Here’s how it worked: We offered talented new hires an ascending salary structure that started low but guaranteed automatic increases each month. These employees started at about 50 percent less than market rate, but by month 12 they were 20 percent ahead of the market. By the end of the second year, they were 40 percent ahead of the market, and by year five they could be as much as 100 percent ahead of the market — and worth every penny.
The idea worked because it attracted people with a long-term mentality and because, if they did choose to leave, they had something to lose. It did take us longer to find people who were willing to sign up for what I called the new deal but once they came on board, their hearts and minds were with us. While I’m sure there are other ways to solve this problem, this one worked for us, and I’m sure it would work for others as well.
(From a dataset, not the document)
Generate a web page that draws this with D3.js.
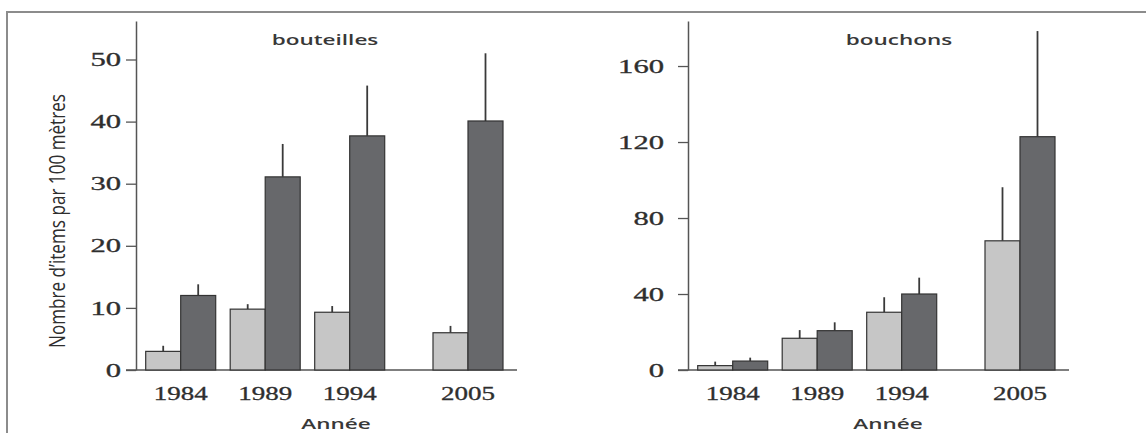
<!DOCTYPE html>
<html>
<head>
<meta charset="utf-8">
<script src="https://cdn.jsdelivr.net/npm/d3@7"></script>
<style>
  body { margin: 0; background: #fff; }
  svg { display: block; }
</style>
</head>
<body>
<svg id="chart" width="1146" height="433"></svg>
<script>
// years on the x axis, and where they sit (2005 is set apart)
var years = ["1984", "1989", "1994", "2005"];
var slots = [0, 1, 2, 3.4];

// bouteilles : light series / dark series, with error (up) values
var bouteillesA    = [3.0, 9.8, 9.3, 6.0];
var bouteillesAErr = [0.9, 0.8, 1.0, 1.1];
var bouteillesB    = [12.0, 31.1, 37.7, 40.1];
var bouteillesBErr = [1.8, 5.3, 8.1, 10.9];

// bouchons
var bouchonsA    = [2.3, 16.7, 30.4, 68.0];
var bouchonsAErr = [2.1, 4.3, 7.9, 28.2];
var bouchonsB    = [4.7, 20.7, 40.0, 122.8];
var bouchonsBErr = [1.8, 4.4, 8.6, 55.6];

var ticksBouteilles = [0, 10, 20, 30, 40, 50];
var ticksBouchons = [0, 40, 80, 120, 160];

var SX = 1.5;   // the scanned figure is stretched sideways
var y0 = 370, yTop = 21;
var barW = 35;
var serif = "'Liberation Serif', 'Times New Roman', serif";
var sans = "'Open Sans', sans-serif";

var svg = d3.select("#chart");

// frame
svg.append("path")
  .attr("d", "M7,433V12H1146")
  .attr("fill", "none")
  .attr("stroke", "#8c8c8c")
  .attr("stroke-width", 2);

// y label
svg.append("text")
  .attr("transform", "translate(57,221) scale(" + SX + ",1) rotate(-90)")
  .attr("text-anchor", "middle")
  .attr("dominant-baseline", "central")
  .attr("textLength", 254)
  .attr("lengthAdjust", "spacingAndGlyphs")
  .style("font-family", sans)
  .style("font-size", "15px")
  .style("fill", "#2e2e2e")
  .text("Nombre d\u2019items par 100 mètres");

var panels = [
  {title: "bouteilles", a: bouteillesA, aErr: bouteillesAErr, b: bouteillesB, bErr: bouteillesBErr,
   ticks: ticksBouteilles, top: 56.2, x0: 136, titleDx: 189, pad: 15},
  {title: "bouchons", a: bouchonsA, aErr: bouchonsAErr, b: bouchonsB, bErr: bouchonsBErr,
   ticks: ticksBouchons, top: 183.7, x0: 688, titleDx: 211, pad: 24}
];

panels.forEach(function (p) {
  var g = svg.append("g").attr("transform", "translate(" + p.x0 + ",0)");

  var y = d3.scaleLinear().domain([0, p.top]).range([y0, yTop]);
  var x = d3.scaleLinear().domain([0, 3.4]).range([44.7, 332]);

  // x axis line
  g.append("line")
    .attr("x1", -10).attr("x2", 381)
    .attr("y1", y0).attr("y2", y0)
    .attr("stroke", "#555").attr("stroke-width", 1.5);

  var ax = g.append("g")
    .call(d3.axisLeft(y).tickValues(p.ticks).tickSize(10).tickSizeOuter(0).tickFormat(d3.format("d")));
  ax.attr("font-family", null).attr("font-size", null);
  ax.select(".domain").attr("stroke", "#555").attr("stroke-width", 1.5);
  ax.selectAll(".tick line").attr("stroke", "#555").attr("stroke-width", 1.3);
  ax.selectAll(".tick text")
    .attr("x", null)
    .attr("dy", "0.34em")
    .attr("transform", "translate(" + (-p.pad) + ",0) scale(1.7,1)")
    .style("font-family", serif)
    .style("font-size", "18px")
    .style("fill", "#2e2e2e")
    .style("stroke", "#2e2e2e")
    .style("stroke-width", 0.3);

  var rows = years.map(function (yr, i) {
    return {year: yr, cx: x(slots[i]), a: p.a[i], aErr: p.aErr[i], b: p.b[i], bErr: p.bErr[i]};
  });

  var grp = g.selectAll(".grp").data(rows).enter().append("g").attr("class", "grp");

  // error lines (drawn first, bars sit on top)
  grp.append("line")
    .attr("x1", function (d) { return d.cx - barW / 2; })
    .attr("x2", function (d) { return d.cx - barW / 2; })
    .attr("y1", function (d) { return y(d.a); })
    .attr("y2", function (d) { return y(d.a + d.aErr); })
    .attr("stroke", "#3a3a3a").attr("stroke-width", 1.8);
  grp.append("line")
    .attr("x1", function (d) { return d.cx + barW / 2; })
    .attr("x2", function (d) { return d.cx + barW / 2; })
    .attr("y1", function (d) { return y(d.b); })
    .attr("y2", function (d) { return y(d.b + d.bErr); })
    .attr("stroke", "#3a3a3a").attr("stroke-width", 1.8);

  grp.append("rect")
    .attr("x", function (d) { return d.cx - barW; })
    .attr("y", function (d) { return y(d.a); })
    .attr("width", barW)
    .attr("height", function (d) { return y0 - y(d.a); })
    .attr("fill", "#c6c6c6")
    .attr("stroke", "#333").attr("stroke-width", 1.2);
  grp.append("rect")
    .attr("x", function (d) { return d.cx; })
    .attr("y", function (d) { return y(d.b); })
    .attr("width", barW)
    .attr("height", function (d) { return y0 - y(d.b); })
    .attr("fill", "#67686b")
    .attr("stroke", "#333").attr("stroke-width", 1.2);

  // year labels
  grp.append("text")
    .attr("transform", function (d) { return "translate(" + d.cx + ",400) scale(" + SX + ",1)"; })
    .attr("text-anchor", "middle")
    .style("font-family", serif)
    .style("font-size", "18px")
    .style("fill", "#2e2e2e")
    .style("stroke", "#2e2e2e")
    .style("stroke-width", 0.3)
    .text(function (d) { return d.year; });

  // title
  g.append("text")
    .attr("transform", "translate(" + p.titleDx + ",45) scale(" + SX + ",1)")
    .attr("text-anchor", "middle")
    .style("font-family", sans)
    .style("font-weight", 600)
    .style("font-size", "15px")
    .style("fill", "#383838")
    .text(p.title);

  g.append("text")
    .attr("transform", "translate(200,429) scale(" + SX + ",1)")
    .attr("text-anchor", "middle")
    .style("font-family", sans)
    .style("font-weight", 600)
    .style("font-size", "15px")
    .style("fill", "#383838")
    .text("Année");
});
</script>
</body>
</html>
This problem is not going away. Whether they are in Silicon Valley or New York or Atlanta or anywhere in between, when entrepreneurs gather, they talk about how hard and how expensive it is to hire real talent, especially top computer engineers. I have no doubt this problem is going to get worse before it gets better. The number of millennials entering the workforce does not match the number of baby boomers leaving it, and these crucial positions already have an unemployment rate of less than zero. And if it’s a problem for Apple and Google, you can imagine how hard it is for a fast-growth start-up.
And please don’t suggest that we should all just treat people nice and they will stay. Apple, Adobe and Intel know how to treat people, or they would not be where they are today. This is a money problem, and when all else is equal, money talks and people walk.